A palindromic string is a word or phrase that reads the same backward as forward. They’re symmetrical, self-reflecting, and satisfyingly logical — the mirror images of language. Palindromes are more than linguistic party tricks; they’re found in poetry, computer science, data validation, and even in natural language quirks.
Palindromes aren’t just linguistic curiosities — they play a surprisingly important role in the real world across various fields, including:
- Language Games: Crosswords, word puzzles, and AI language processing.
- Data Quality Checks: Detecting reversible patterns in data.
- Security: In encoded strings and symmetric cryptographic design.
- NLP & Pattern Recognition: Useful in machine learning feature extraction.
- Names & Brands: Palindromic names are memorable — think Malayalam or Radar.
How SQL Identifies Palindromes?
To identify whether a string is a palindrome in SQL, we simply compare it with its reversed form using the REVERSE()

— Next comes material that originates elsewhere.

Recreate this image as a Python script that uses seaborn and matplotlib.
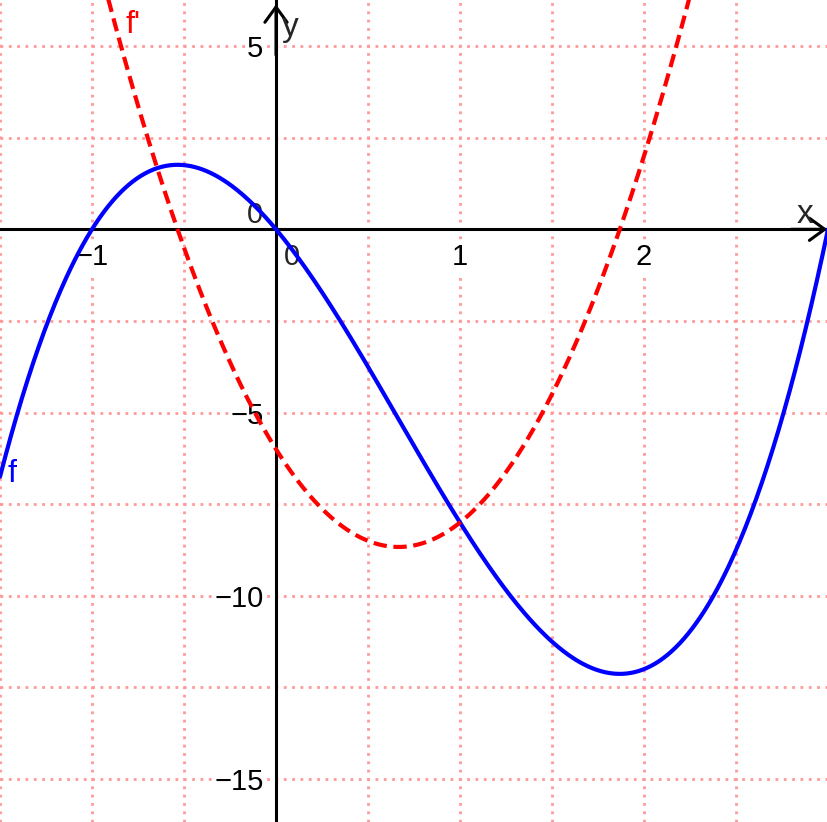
import numpy as np
import pandas as pd
import matplotlib
matplotlib.use("Agg")
import matplotlib.pyplot as plt
from matplotlib.ticker import FixedLocator, MultipleLocator
import seaborn as sns

# --- data ---
# f is a cubic with roots at -1, 0 and 3, leading coefficient 2
f_roots = [-1.0, 0.0, 3.0]
f_lead = [2.0]
x_range = [-1.5, 3.0]
y_range = [-16.17, 6.255]
x_tick_vals = [-1, 1, 2]
y_tick_vals = [-15, -10, -5, 5]
x_grid_step = [0.5]
y_grid_step = [2.5]
curve_labels = ["f", "f'"]

sns.set_style("white")
plt.rcParams["font.family"] = ["Liberation Sans", "DejaVu Sans"]

coef = f_lead[0] * np.poly(f_roots)
dcoef = np.polyder(coef)
xs = np.linspace(x_range[0], x_range[1], 600)
df = pd.DataFrame({"x": np.concatenate([xs, xs]),
                   "y": np.concatenate([np.polyval(coef, xs), np.polyval(dcoef, xs)]),
                   "fn": [curve_labels[0]] * len(xs) + [curve_labels[1]] * len(xs)})

fig = plt.figure(figsize=(8.28, 8.22), dpi=100)
ax = fig.add_axes([0, 0, 1, 1])

sns.lineplot(data=df[df.fn == "f"], x="x", y="y", color="#0000ff", lw=3, ax=ax,
             sort=False, zorder=3)
sns.lineplot(data=df[df.fn == "f'"], x="x", y="y", color="#ff0000", lw=3, ax=ax,
             sort=False, zorder=3, dashes=False)
ax.lines[-1].set_dashes((3.2, 1.6))

ax.set_xlim(*x_range)
ax.set_ylim(*y_range)
ax.set_xlabel("")
ax.set_ylabel("")

# grid every 0.5 / 2.5
ax.xaxis.set_minor_locator(MultipleLocator(x_grid_step[0]))
ax.yaxis.set_minor_locator(MultipleLocator(y_grid_step[0]))
ax.xaxis.set_major_locator(FixedLocator(x_tick_vals))
ax.yaxis.set_major_locator(FixedLocator(y_tick_vals))
ax.grid(True, which="both", color="#ff9999", lw=2.0, linestyle=(0, (1, 2)))
ax.set_axisbelow(True)

for s in ["top", "right"]:
    ax.spines[s].set_visible(False)
ax.spines["left"].set_position(("data", 0))
ax.spines["bottom"].set_position(("data", 0))
for s in ["left", "bottom"]:
    ax.spines[s].set_linewidth(2.2)
    ax.spines[s].set_color("black")
    ax.spines[s].set_zorder(1)

ax.tick_params(which="minor", length=0)
ax.tick_params(which="major", direction="out", length=4, width=2.2, color="black",
               labelsize=21, labelcolor="black")
ax.tick_params(axis="x", which="major", pad=6)
ax.tick_params(axis="y", which="major", pad=5)
for t in ax.xaxis.get_major_ticks() + ax.yaxis.get_major_ticks():
    t.label1.set_bbox(dict(facecolor="white", edgecolor="none", pad=1))

# zero labels
ax.text(0.045, -0.76, "0", fontsize=21, ha="left", va="center", zorder=1,
        bbox=dict(facecolor="white", edgecolor="none", pad=1))
ax.text(-0.07, 0.39, "0", fontsize=21, ha="right", va="center", zorder=1,
        bbox=dict(facecolor="white", edgecolor="none", pad=1))

# axis arrows
ax.annotate("", xy=(x_range[1] - 0.004, 0), xytext=(x_range[1] - 0.2, 0),
            arrowprops=dict(arrowstyle="->,head_length=0.55,head_width=0.4",
                            lw=2.2, color="black", mutation_scale=20,
                            shrinkA=0, shrinkB=0), zorder=1)
ax.annotate("", xy=(0, y_range[1] - 0.12), xytext=(0, y_range[1] - 1.5),
            arrowprops=dict(arrowstyle="->,head_length=0.55,head_width=0.4",
                            lw=2.2, color="black", mutation_scale=20,
                            shrinkA=0, shrinkB=0), zorder=1)

# axis names
ax.text(2.875, 0.17, "x", fontsize=24, ha="center", va="baseline")
ax.text(0.033, 5.27, "y", fontsize=24, ha="left", va="baseline")

# curve labels
ax.text(-1.457, -6.90, curve_labels[0], fontsize=23, color="#0000ff",
        ha="left", va="baseline")
ax.text(-0.82, 5.35, curve_labels[1], fontsize=23, color="#ff0000",
        ha="left", va="baseline")

fig.savefig("out.png", dpi=100)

function. Below is an example
-- Declare a variable with a word
DECLARE @Word NVARCHAR(100) = 'Malayalam';
-- Normalize the word to lower case for case-insensitive comparison
IF LOWER(@Word) = REVERSE(LOWER(@Word))
PRINT CONCAT(@Word, ' is a palindrome.');
ELSE
PRINT CONCAT(@Word, ' is not a palindrome.');
GO
-- Declare a variable with a word
DECLARE @Word NVARCHAR(100) = 'Madam';
-- Normalize the word to lower case for case-insensitive comparison
IF LOWER(@Word) = REVERSE(LOWER(@Word))
PRINT CONCAT(@Word, ' is a palindrome.');
ELSE
PRINT CONCAT(@Word, ' is not a palindrome.');
GO

Conclusion:
Palindromes like Malayalam, madam, refer, level, and radar prove that beauty exists in data symmetry. With just a single function (REVERSE()
), T-SQL gives you a fun and functional way to find hidden patterns in plain sight.